(di Irma Tiribilli)
Vasco Ascolini nasce a Reggio Emilia nel 1937 e fotografa dal 1965. Unico fotografo italiano di cui abbiano scritto lo storico dell’arte sir Ernst H. Gombrich e il grande medievalista Jacques Le Goff. Le sue fotografie sono state definite “eccezionali” dal critico Federico Zeri, la sua poetica è stata collegata alla messa in scena della scultura e ai gesti del teatro Kabuki dallo storico dell’arte Arturo Carlo Quintavalle. Cavaliere delle Arti e delle Lettere della Repubblica Francese, Ascolini personifica il motto nemo propheta in patria, perché, nonostante il riconoscimento internazionale, in Italia resta poco noto.

Proponendosi di far conoscere la sua fotografia al grande pubblico, nell’ex chiesa di San Ludovico di Parma, alla presenza dell’artista, si inaugurerà alle ore 18:00 di venerdì 22 luglio “Vasco Ascolini, Capitali della Cultura. Immagini e incarichi dei più prestigiosi musei del mondo” curata da Amedeo Palazzi e Cesare Di Liborio e prodotta dal Comitato per Parma 2020.
Scatti che denotano il suo punto di vista e stile inconfondibili, dove ha colto i dettagli di città capitali della cultura nazionali e internazionali, come Arles, Berlino, Il Cairo, Ginevra, Versailles e Tunisi e, ovviamente, Parma dove negli anni Settanta ebbe inizio la sua formazione di artista,
partecipando da uditore alle lezioni universitarie di Quintavalle.

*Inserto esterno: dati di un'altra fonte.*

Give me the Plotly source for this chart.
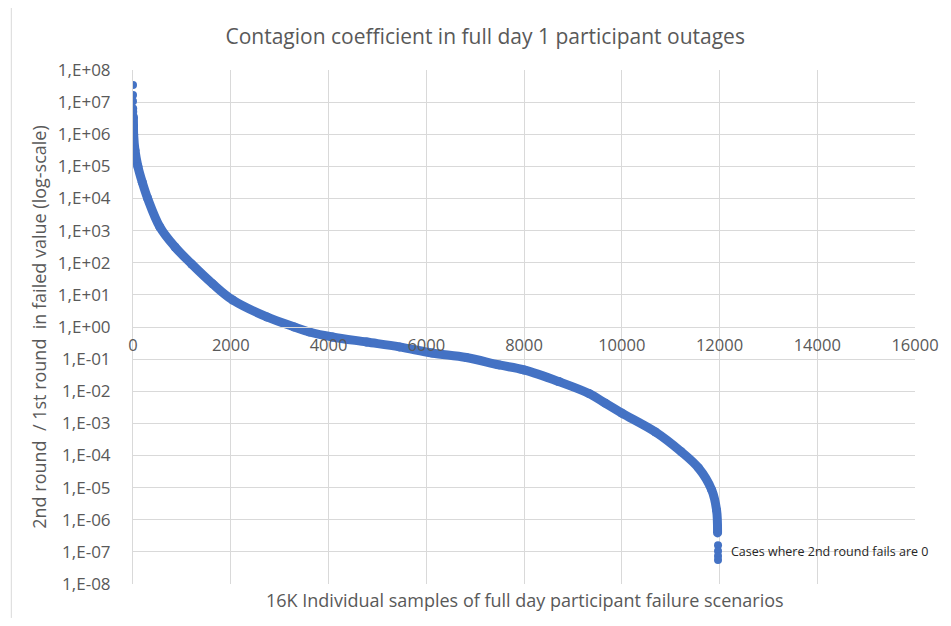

Ora torna in città con una mostra che vuole far vivere agli spettatori un’esperienza totalizzante: un maxi schermo installato al centro della navata di San Ludovico proietterà le fotografie per un tempo adeguato a coglierne gli elementi rappresentati, con i soli testi descrittivi a
interrompere il bianco del layout. In sottofondo, una selezione di suoni registrati in presa diretta nei luoghi fotografati. Quindi, non una mostra tradizionale, ma un film con il visivo associato all’audio, gli spettatori seduti e il buio in sala.

Immagini di sculture, musei, chiese, palazzi e giardini che si incontrano nella quotidianità – a colori, in movimento, immersi in rumori di fondo – segnaletiche, cancelli e automobili, negli scatti selezionati per la mostra perdono la scala, e il loro senso è modificato da un nero potente, che confligge con la luce.
Nei primi scatti realizzati in contesti teatrali negli anni Settanta – celebri le fotografie dello spettacolo del coreografo, ballerino e regista Lindsay Kemp scattate nel 1979 – Ascolini dimostra uno stile inconfondibile. Forzando le possibilità del mezzo, spinge la grana della pellicola, estremizza i toni del bianco e nero, avvicina i corpi con l’obiettivo e applica ad essi tagli inaspettati, lasciando a un nero assoluto gran parte della stampa. Il risultato è un’immagine che gioca sulle asimmetrie per mantenersi in equilibro.
Verso la metà degli anni Ottanta, il rapporto con il teatro si esaurisce e il fotografo inizia a dedicarsi all’architettura e alla statuaria storiche, applicando su pietre e marmi, sale e giardini gli stessi stilemi del teatro. Continua a tagliare le prospettive e i soggetti, con le sculture che fanno capolino da dietro una parete o mostrando la propria silhouette. Così accresce la sensazione di disagio per ciò che non ci è dato vedere, per quel qualcosa che sembra voler sfuggire alla nostra percezione. Proprio lasciando la porta del reale socchiusa, Ascolini contribuisce a ravvivare la capacità immaginativa e ci spinge a scavare nell’inconscio e nella memoria.
La mostra proseguirà fino all’11 settembre e sarà accompagnata da un catalogo edito Electa contenente, oltre alle fotografie della mostra, gli scambi epistolari con illustri nomi della fotografia internazionale, con i curatori di prestigiosi musei e il nuovo saggio di Quintavalle dedicato al fotografo, oltre a quelli già editati di Ernst H. Gombrich e Jacques Le Goff.